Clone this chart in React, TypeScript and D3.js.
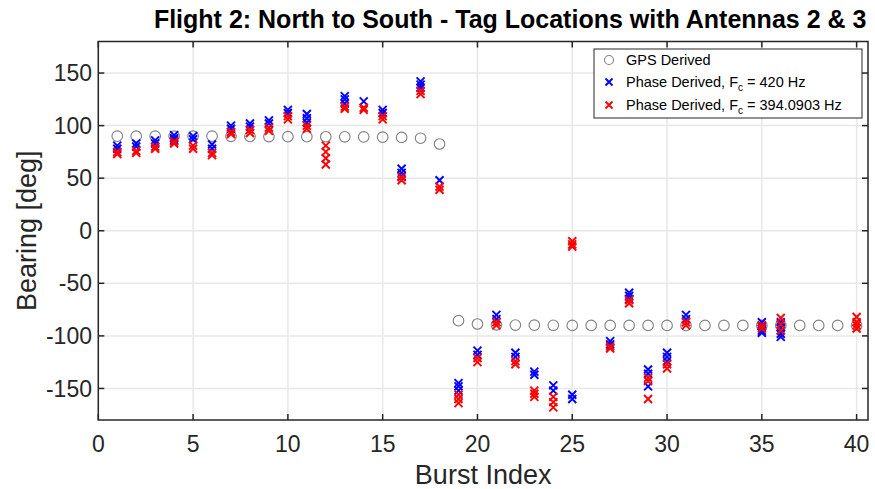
import React from "react";
import * as d3 from "d3";

const TITLE = "Flight 2: North to South - Tag Locations with Antennas 2 & 3";
const X_LABEL = "Burst Index";
const Y_LABEL = "Bearing [deg]";
const xTicks = [0, 5, 10, 15, 20, 25, 30, 35, 40];
const yTicks = [-150, -100, -50, 0, 50, 100, 150];

const bursts = [
  1, 2, 3, 4, 5, 6, 7, 8, 9, 10, 11, 12, 13, 14, 15, 16, 17, 18, 19, 20,
  21, 22, 23, 24, 25, 26, 27, 28, 29, 30, 31, 32, 33, 34, 35, 36, 37, 38, 39, 40,
];

const gpsBearing = [
  90, 90, 90, 90, 90, 90, 89.8, 89.7, 89.6, 89.5, 89.5, 89.4, 89.3, 89.2, 89, 88.8, 88, 82.5, -85.5, -88.7,
  -89.5, -89.7, -89.8, -89.9, -90, -90, -90, -90, -90, -90, -90, -90, -90, -90, -90, -90, -90, -90, -90, -90,
];

// Phase derived bearings, Fc = 420 Hz (several estimates per burst)
const blueBearings: number[][] = [
  [81, 78], [83, 80], [86, 83], [91, 88, 86], [90, 87], [82, 78], [100, 97], [102, 99], [105, 102], [115, 112],
  [111, 107, 103], [], [128, 125, 121], [123], [115, 112], [59, 55, 52], [142, 139, 136], [48], [-145, -148, -152], [-114, -118],
  [-80, -84], [-116, -120], [-134, -137], [-147, -152], [-156, -160], [], [-105, -108], [-59, -62, -65], [-132, -136, -148], [-116, -120, -124],
  [-80, -84], [], [], [], [-87, -91, -95, -97], [-87, -92, -98, -101], [], [], [], [],
];

// Phase derived bearings, Fc = 394.0903 Hz
const redBearings: number[][] = [
  [75, 73], [76, 74], [80, 78], [85, 83], [81, 78], [74, 72], [94, 92], [96, 93], [98, 95], [109, 106],
  [100, 97], [81, 75, 69, 63], [118, 116], [117, 115], [109, 106], [51, 48], [133, 130], [42, 39], [-156, -160, -164], [-121, -125],
  [-87, -90], [-124, -127], [-152, -155, -158], [-158, -163, -168], [-10, -13, -15], [], [-110, -112], [-66, -69], [-140, -143, -160], [-127, -131],
  [-87, -90], [], [], [], [-90, -93], [-83, -89, -95], [], [], [], [-82, -87, -90, -93],
];

const FONT = "'Liberation Sans', Arial, Helvetica, sans-serif";
const AXIS = "#262626";
const GRID = "#e8e8e8";
const BLUE = "#0000ff";
const RED = "#ff0000";
const GRAY = "#7f7f7f";

const W = 875;
const H = 489;
const L = 98.3;
const R = 868;
const T = 41.5;
const B = 420;

function XMark({ cx, cy, color, s = 4 }: { cx: number; cy: number; color: string; s?: number }) {
  return (
    <path
      d={`M${cx - s},${cy - s}L${cx + s},${cy + s}M${cx - s},${cy + s}L${cx + s},${cy - s}`}
      stroke={color}
      strokeWidth={1.9}
      fill="none"
    />
  );
}

export default function App() {
  const x = d3.scaleLinear().domain([0, 40.6]).range([L, R]);
  const y = d3.scaleLinear().domain([-180, 180]).range([B, T]);

  const flat = (arr: number[][]) =>
    arr.flatMap((vals, i) => vals.map((v) => ({ b: bursts[i], v })));
  const bluePts = flat(blueBearings);
  const redPts = flat(redBearings);

  const tickLen = 6;
  const legX = 594;
  const legY = 49;
  const legW = 268;
  const legH = 69;

  return (
    <svg
      width={W}
      height={H}
      style={{ position: "absolute", left: 0, top: 0, background: "#fff" }}
      fontFamily={FONT}
    >
      <rect x={0} y={0} width={W} height={H} fill="#fff" />
      {/* grid */}
      {xTicks.map((t) => (
        <line key={"gx" + t} x1={x(t)} x2={x(t)} y1={T} y2={B} stroke={GRID} strokeWidth={1.5} />
      ))}
      {yTicks.map((t) => (
        <line key={"gy" + t} x1={L} x2={R} y1={y(t)} y2={y(t)} stroke={GRID} strokeWidth={1.5} />
      ))}

      {/* GPS circles */}
      {bursts.map((b, i) => (
        <circle key={"g" + b} cx={x(b)} cy={y(gpsBearing[i])} r={5.3} fill="none" stroke={GRAY} strokeWidth={1.1} />
      ))}
      {bluePts.map((p, i) => (
        <XMark key={"b" + i} cx={x(p.b)} cy={y(p.v)} color={BLUE} />
      ))}
      {redPts.map((p, i) => (
        <XMark key={"r" + i} cx={x(p.b)} cy={y(p.v)} color={RED} />
      ))}

      {/* axes box */}
      <rect x={L} y={T} width={R - L} height={B - T} fill="none" stroke={AXIS} strokeWidth={1.5} />
      {xTicks.map((t) => (
        <g key={"tx" + t}>
          <line x1={x(t)} x2={x(t)} y1={B} y2={B - tickLen} stroke={AXIS} strokeWidth={1.5} />
          <line x1={x(t)} x2={x(t)} y1={T} y2={T + tickLen} stroke={AXIS} strokeWidth={1.5} />
          <text x={x(t)} y={452} textAnchor="middle" fontSize={23} fill={AXIS}>
            {t}
          </text>
        </g>
      ))}
      {yTicks.map((t) => (
        <g key={"ty" + t}>
          <line x1={L} x2={L + tickLen} y1={y(t)} y2={y(t)} stroke={AXIS} strokeWidth={1.5} />
          <line x1={R} x2={R - tickLen} y1={y(t)} y2={y(t)} stroke={AXIS} strokeWidth={1.5} />
          <text x={92} y={y(t)} dy="0.35em" textAnchor="end" fontSize={23} fill={AXIS}>
            {t}
          </text>
        </g>
      ))}

      {/* labels */}
      <text x={(L + R) / 2} y={484} textAnchor="middle" fontSize={27} fill={AXIS}>
        {X_LABEL}
      </text>
      <text
        transform={`translate(36, ${(T + B) / 2}) rotate(-90)`}
        textAnchor="middle"
        fontSize={27}
        fill={AXIS}
      >
        {Y_LABEL}
      </text>
      <text x={(L + R) / 2 + 27} y={28} textAnchor="middle" fontSize={25} fontWeight="bold" fill="#000">
        {TITLE}
      </text>

      {/* legend */}
      <rect x={legX} y={legY} width={legW} height={legH} fill="#fff" stroke={AXIS} strokeWidth={1} />
      <circle cx={609} cy={60} r={4.5} fill="none" stroke={GRAY} strokeWidth={1.1} />
      <text x={626} y={60} dy="0.35em" fontSize={14.5} fill="#000">
        GPS Derived
      </text>
      <XMark cx={609} cy={82} color={BLUE} s={3.5} />
      <text x={626} y={82} dy="0.35em" fontSize={14.5} fill="#000">
        Phase Derived, F<tspan fontSize={10} dy={4}>c</tspan>
        <tspan dy={-4}> = 420 Hz</tspan>
      </text>
      <XMark cx={609} cy={105} color={RED} s={3.5} />
      <text x={626} y={105} dy="0.35em" fontSize={14.5} fill="#000">
        Phase Derived, F<tspan fontSize={10} dy={4}>c</tspan>
        <tspan dy={-4}> = 394.0903 Hz</tspan>
      </text>
    </svg>
  );
}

* * *

Exercise goal :: Give an exact reproduction of every line, leaving out any picture.

Result ::
Clone this chart in React, TypeScript and D3.js.
import React from "react";
import * as d3 from "d3";

const TITLE = "Flight 2: North to South - Tag Locations with Antennas 2 & 3";
const X_LABEL = "Burst Index";
const Y_LABEL = "Bearing [deg]";
const xTicks = [0, 5, 10, 15, 20, 25, 30, 35, 40];
const yTicks = [-150, -100, -50, 0, 50, 100, 150];

const bursts = [
  1, 2, 3, 4, 5, 6, 7, 8, 9, 10, 11, 12, 13, 14, 15, 16, 17, 18, 19, 20,
  21, 22, 23, 24, 25, 26, 27, 28, 29, 30, 31, 32, 33, 34, 35, 36, 37, 38, 39, 40,
];

const gpsBearing = [
  90, 90, 90, 90, 90, 90, 89.8, 89.7, 89.6, 89.5, 89.5, 89.4, 89.3, 89.2, 89, 88.8, 88, 82.5, -85.5, -88.7,
  -89.5, -89.7, -89.8, -89.9, -90, -90, -90, -90, -90, -90, -90, -90, -90, -90, -90, -90, -90, -90, -90, -90,
];

// Phase derived bearings, Fc = 420 Hz (several estimates per burst)
const blueBearings: number[][] = [
  [81, 78], [83, 80], [86, 83], [91, 88, 86], [90, 87], [82, 78], [100, 97], [102, 99], [105, 102], [115, 112],
  [111, 107, 103], [], [128, 125, 121], [123], [115, 112], [59, 55, 52], [142, 139, 136], [48], [-145, -148, -152], [-114, -118],
  [-80, -84], [-116, -120], [-134, -137], [-147, -152], [-156, -160], [], [-105, -108], [-59, -62, -65], [-132, -136, -148], [-116, -120, -124],
  [-80, -84], [], [], [], [-87, -91, -95, -97], [-87, -92, -98, -101], [], [], [], [],
];

// Phase derived bearings, Fc = 394.0903 Hz
const redBearings: number[][] = [
  [75, 73], [76, 74], [80, 78], [85, 83], [81, 78], [74, 72], [94, 92], [96, 93], [98, 95], [109, 106],
  [100, 97], [81, 75, 69, 63], [118, 116], [117, 115], [109, 106], [51, 48], [133, 130], [42, 39], [-156, -160, -164], [-121, -125],
  [-87, -90], [-124, -127], [-152, -155, -158], [-158, -163, -168], [-10, -13, -15], [], [-110, -112], [-66, -69], [-140, -143, -160], [-127, -131],
  [-87, -90], [], [], [], [-90, -93], [-83, -89, -95], [], [], [], [-82, -87, -90, -93],
];

const FONT = "'Liberation Sans', Arial, Helvetica, sans-serif";
const AXIS = "#262626";
const GRID = "#e8e8e8";
const BLUE = "#0000ff";
const RED = "#ff0000";
const GRAY = "#7f7f7f";

const W = 875;
const H = 489;
const L = 98.3;
const R = 868;
const T = 41.5;
const B = 420;

function XMark({ cx, cy, color, s = 4 }: { cx: number; cy: number; color: string; s?: number }) {
  return (
    <path
      d={`M${cx - s},${cy - s}L${cx + s},${cy + s}M${cx - s},${cy + s}L${cx + s},${cy - s}`}
      stroke={color}
      strokeWidth={1.9}
      fill="none"
    />
  );
}

export default function App() {
  const x = d3.scaleLinear().domain([0, 40.6]).range([L, R]);
  const y = d3.scaleLinear().domain([-180, 180]).range([B, T]);

  const flat = (arr: number[][]) =>
    arr.flatMap((vals, i) => vals.map((v) => ({ b: bursts[i], v })));
  const bluePts = flat(blueBearings);
  const redPts = flat(redBearings);

  const tickLen = 6;
  const legX = 594;
  const legY = 49;
  const legW = 268;
  const legH = 69;

  return (
    <svg
      width={W}
      height={H}
      style={{ position: "absolute", left: 0, top: 0, background: "#fff" }}
      fontFamily={FONT}
    >
      <rect x={0} y={0} width={W} height={H} fill="#fff" />
      {/* grid */}
      {xTicks.map((t) => (
        <line key={"gx" + t} x1={x(t)} x2={x(t)} y1={T} y2={B} stroke={GRID} strokeWidth={1.5} />
      ))}
      {yTicks.map((t) => (
        <line key={"gy" + t} x1={L} x2={R} y1={y(t)} y2={y(t)} stroke={GRID} strokeWidth={1.5} />
      ))}

      {/* GPS circles */}
      {bursts.map((b, i) => (
        <circle key={"g" + b} cx={x(b)} cy={y(gpsBearing[i])} r={5.3} fill="none" stroke={GRAY} strokeWidth={1.1} />
      ))}
      {bluePts.map((p, i) => (
        <XMark key={"b" + i} cx={x(p.b)} cy={y(p.v)} color={BLUE} />
      ))}
      {redPts.map((p, i) => (
        <XMark key={"r" + i} cx={x(p.b)} cy={y(p.v)} color={RED} />
      ))}

      {/* axes box */}
      <rect x={L} y={T} width={R - L} height={B - T} fill="none" stroke={AXIS} strokeWidth={1.5} />
      {xTicks.map((t) => (
        <g key={"tx" + t}>
          <line x1={x(t)} x2={x(t)} y1={B} y2={B - tickLen} stroke={AXIS} strokeWidth={1.5} />
          <line x1={x(t)} x2={x(t)} y1={T} y2={T + tickLen} stroke={AXIS} strokeWidth={1.5} />
          <text x={x(t)} y={452} textAnchor="middle" fontSize={23} fill={AXIS}>
            {t}
          </text>
        </g>
      ))}
      {yTicks.map((t) => (
        <g key={"ty" + t}>
          <line x1={L} x2={L + tickLen} y1={y(t)} y2={y(t)} stroke={AXIS} strokeWidth={1.5} />
          <line x1={R} x2={R - tickLen} y1={y(t)} y2={y(t)} stroke={AXIS} strokeWidth={1.5} />
          <text x={92} y={y(t)} dy="0.35em" textAnchor="end" fontSize={23} fill={AXIS}>
            {t}
          </text>
        </g>
      ))}

      {/* labels */}
      <text x={(L + R) / 2} y={484} textAnchor="middle" fontSize={27} fill={AXIS}>
        {X_LABEL}
      </text>
      <text
        transform={`translate(36, ${(T + B) / 2}) rotate(-90)`}
        textAnchor="middle"
        fontSize={27}
        fill={AXIS}
      >
        {Y_LABEL}
      </text>
      <text x={(L + R) / 2 + 27} y={28} textAnchor="middle" fontSize={25} fontWeight="bold" fill="#000">
        {TITLE}
      </text>

      {/* legend */}
      <rect x={legX} y={legY} width={legW} height={legH} fill="#fff" stroke={AXIS} strokeWidth={1} />
      <circle cx={609} cy={60} r={4.5} fill="none" stroke={GRAY} strokeWidth={1.1} />
      <text x={626} y={60} dy="0.35em" fontSize={14.5} fill="#000">
        GPS Derived
      </text>
      <XMark cx={609} cy={82} color={BLUE} s={3.5} />
      <text x={626} y={82} dy="0.35em" fontSize={14.5} fill="#000">
        Phase Derived, F<tspan fontSize={10} dy={4}>c</tspan>
        <tspan dy={-4}> = 420 Hz</tspan>
      </text>
      <XMark cx={609} cy={105} color={RED} s={3.5} />
      <text x={626} y={105} dy="0.35em" fontSize={14.5} fill="#000">
        Phase Derived, F<tspan fontSize={10} dy={4}>c</tspan>
        <tspan dy={-4}> = 394.0903 Hz</tspan>
      </text>
    </svg>
  );
}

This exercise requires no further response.